Amtrak used federal COVID-19 relief money to wipe out the millions of dollars Missouri owed for railway service.
Now, state lawmakers are grappling with the level of need for Amtrak's Missouri River Runner service.
Amtrak operates the River Runner passenger train, which links St. Louis and Kansas City, under a contract with the state. The service previously had two trains running daily round trips but is back down to one daily round trip, as it began doing at the start of the COVID-19 pandemic.
One train leaves Kansas City in the morning and one leaves St. Louis in the afternoon. Both stop in Jefferson City and several other communities along the route between the state's largest cities.

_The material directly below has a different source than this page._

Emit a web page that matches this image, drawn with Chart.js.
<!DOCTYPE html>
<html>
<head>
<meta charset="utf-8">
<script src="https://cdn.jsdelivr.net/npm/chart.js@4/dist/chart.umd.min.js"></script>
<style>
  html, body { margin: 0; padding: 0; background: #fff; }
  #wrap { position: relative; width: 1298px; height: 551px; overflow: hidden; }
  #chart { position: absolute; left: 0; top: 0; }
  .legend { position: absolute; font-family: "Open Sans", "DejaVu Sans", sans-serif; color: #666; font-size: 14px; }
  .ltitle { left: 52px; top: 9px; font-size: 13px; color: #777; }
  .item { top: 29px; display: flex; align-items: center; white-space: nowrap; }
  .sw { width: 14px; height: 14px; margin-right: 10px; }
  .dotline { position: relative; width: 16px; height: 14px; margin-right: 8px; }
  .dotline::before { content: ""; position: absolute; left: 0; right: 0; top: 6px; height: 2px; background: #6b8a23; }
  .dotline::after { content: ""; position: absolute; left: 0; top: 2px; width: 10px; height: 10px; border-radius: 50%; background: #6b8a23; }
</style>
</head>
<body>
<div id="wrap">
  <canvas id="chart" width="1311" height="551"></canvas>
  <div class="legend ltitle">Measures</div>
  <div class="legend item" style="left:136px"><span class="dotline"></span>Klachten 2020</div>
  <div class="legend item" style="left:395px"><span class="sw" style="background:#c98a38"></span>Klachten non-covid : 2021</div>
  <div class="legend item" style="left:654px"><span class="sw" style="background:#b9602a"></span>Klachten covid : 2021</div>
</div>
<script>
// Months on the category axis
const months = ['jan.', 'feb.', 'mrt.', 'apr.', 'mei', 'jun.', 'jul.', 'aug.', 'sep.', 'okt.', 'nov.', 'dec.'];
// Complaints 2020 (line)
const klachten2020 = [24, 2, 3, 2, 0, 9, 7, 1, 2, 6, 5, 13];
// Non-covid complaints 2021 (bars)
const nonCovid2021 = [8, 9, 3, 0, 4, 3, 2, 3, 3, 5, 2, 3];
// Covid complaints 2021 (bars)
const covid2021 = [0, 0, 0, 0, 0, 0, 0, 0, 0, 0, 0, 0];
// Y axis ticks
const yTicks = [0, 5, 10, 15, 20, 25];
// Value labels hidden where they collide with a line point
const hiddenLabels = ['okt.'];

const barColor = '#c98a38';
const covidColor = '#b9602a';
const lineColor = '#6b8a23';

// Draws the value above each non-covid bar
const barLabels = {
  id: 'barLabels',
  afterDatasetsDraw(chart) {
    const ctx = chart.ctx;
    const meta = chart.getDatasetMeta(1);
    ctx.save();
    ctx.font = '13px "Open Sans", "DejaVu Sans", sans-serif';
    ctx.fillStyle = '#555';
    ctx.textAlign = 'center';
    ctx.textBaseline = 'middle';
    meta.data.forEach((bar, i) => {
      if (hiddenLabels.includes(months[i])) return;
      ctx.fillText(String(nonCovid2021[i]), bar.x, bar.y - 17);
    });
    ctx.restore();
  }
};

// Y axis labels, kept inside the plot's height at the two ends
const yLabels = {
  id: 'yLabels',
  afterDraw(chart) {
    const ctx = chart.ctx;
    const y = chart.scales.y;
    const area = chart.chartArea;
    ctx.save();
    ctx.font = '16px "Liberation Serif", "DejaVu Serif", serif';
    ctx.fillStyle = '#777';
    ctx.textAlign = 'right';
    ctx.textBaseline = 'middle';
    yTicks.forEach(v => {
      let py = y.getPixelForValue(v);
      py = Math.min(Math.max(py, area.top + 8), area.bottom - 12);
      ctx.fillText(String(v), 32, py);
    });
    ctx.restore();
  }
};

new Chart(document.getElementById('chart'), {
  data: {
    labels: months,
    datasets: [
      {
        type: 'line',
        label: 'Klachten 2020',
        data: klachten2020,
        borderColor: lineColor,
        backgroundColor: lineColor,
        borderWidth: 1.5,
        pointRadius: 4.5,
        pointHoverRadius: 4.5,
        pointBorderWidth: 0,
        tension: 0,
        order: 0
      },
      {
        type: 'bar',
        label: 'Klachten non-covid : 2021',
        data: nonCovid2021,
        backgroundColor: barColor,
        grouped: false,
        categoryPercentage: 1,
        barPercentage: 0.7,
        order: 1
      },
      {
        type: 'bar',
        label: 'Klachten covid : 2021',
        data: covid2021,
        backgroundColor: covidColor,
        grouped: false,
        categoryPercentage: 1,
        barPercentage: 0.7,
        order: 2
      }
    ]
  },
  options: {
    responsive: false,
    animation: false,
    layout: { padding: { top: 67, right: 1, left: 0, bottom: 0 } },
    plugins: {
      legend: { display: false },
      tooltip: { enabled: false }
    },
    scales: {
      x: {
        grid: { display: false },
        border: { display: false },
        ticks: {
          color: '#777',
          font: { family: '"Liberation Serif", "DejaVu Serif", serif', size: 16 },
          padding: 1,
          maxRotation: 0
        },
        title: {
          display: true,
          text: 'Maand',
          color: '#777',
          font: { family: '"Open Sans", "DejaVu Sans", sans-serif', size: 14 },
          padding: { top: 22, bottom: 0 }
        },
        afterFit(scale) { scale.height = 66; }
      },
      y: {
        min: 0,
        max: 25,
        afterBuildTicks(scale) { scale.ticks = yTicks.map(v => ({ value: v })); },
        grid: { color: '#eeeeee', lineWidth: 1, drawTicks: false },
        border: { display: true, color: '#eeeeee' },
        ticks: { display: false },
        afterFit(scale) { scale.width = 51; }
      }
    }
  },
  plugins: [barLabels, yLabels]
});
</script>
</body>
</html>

Since 2010, the state has failed to fully fund its Amtrak service, leading to the River Runner passenger train operating on overdue debt.
MoDOT Director Patrick McKenna said operating costs for the passenger service were naturally increasing with the rise of labor and fuel costs, but state lawmakers didn't want to increase funding for Amtrak.
McKenna said the department would request the additional funding each session, but it wasn't appropriated. The service continued and the state built up debt.
"What would happen is on July first each year, we'd get the core appropriation (from the state Legislature) and that core appropriation started paying the overdue bill more than the advancement of the service for the following year," McKenna said. "And it got to the point where that grew almost as much as the cost of the service itself and that was, obviously, a problem."
In 2020, Missouri's debt for unpaid Amtrak service reached $6.5 million.
McKenna said the Legislature then put language in budget appropriations last year to stop MoDOT's practice of paying the debt with general revenue appropriations.
Around the same time, McKenna said Amtrak was using COVID-19 relief funds supplied by the federal government to forgive Missouri's debt.
"So we have actually come current on the billing," he said.
McKenna said the state also implemented a mechanism to compare the billed operating costs to ridership revenue and what the state appropriates out of general revenue to determine what service will look like for the year without taking on debt.
McKenna said MoDOT doesn't have any remaining unpaid service debt and he doesn't expect any to develop in fiscal year 2022 under the new plan.
Also because of the new plan, McKenna said MoDOT determined it couldn't afford to operate two daily River Runner trains as it had been since July.
McKenna said MoDOT supports running two trains per day and understands the positive economic impacts it would have, but it's requesting the same core Amtrak appropriation as fiscal year 2021, which is enough to operate a single train each day for the first six months.
"It's become clear since then that there is no more federal direct operating support from Amtrak on this, so we need to work with the Legislature, either through ARP fund allocations or direct general revenue infusion, to up our budget request by about $2.5 million in order to support two trains a day for the entire fiscal year of 2023."
MoDOT is asking the Legislature for $10.8 million in state funding for Amtrak, which would allow the department to run one train for the first half of the year and two trains for the second half of the year, McKenna said. To run two trains a day for the full year would cost an estimated $13.2 million, he said.
McKenna said passengers can expect one train to run daily until July and then two trains daily between July and December.
He said the plan for two trains is also subject to the ability of Amtrak.
"We run the risk of going to them and saying, 'Hey can you turn this back on?' And them saying, 'We don't have the labor to do it,'" McKenna said. "So that's one of the challenges the way we're structured and funded is creating."
McKenna said the department will be engaging in budget discussions with House committees during the next couple weeks, which will surely bring up the issue of funding for Amtrak service.
He said the issue seems to be a high priority for some lawmakers -- particularly those who see the benefits of the River Runner in their districts -- and nowhere on the radar of others.
"We should end up right where we need to be at the end of this state fiscal year," McKenna said.
The state is also working off a grant from the Federal Railroad Administration, and still has about $30.7 million left. The grant was used to make capital improvements to stations along the River Runner route.
Linda Wilson Horn, communication director for MoDOT, said the FRA's 2015 grant to the state for improving passenger rail service included a provision that requires MoDOT to pay back the amount over 20 years if rail service is discontinued.
MoDOT received $49.8 million from the grant, and the payback is reduced by $2.4 million each year. The last year with a potential payback is 2035, Horn said.
"So we're working our way through that," McKenna said. "And the terms of the grant requires us to retain the passenger service on the River Runner route."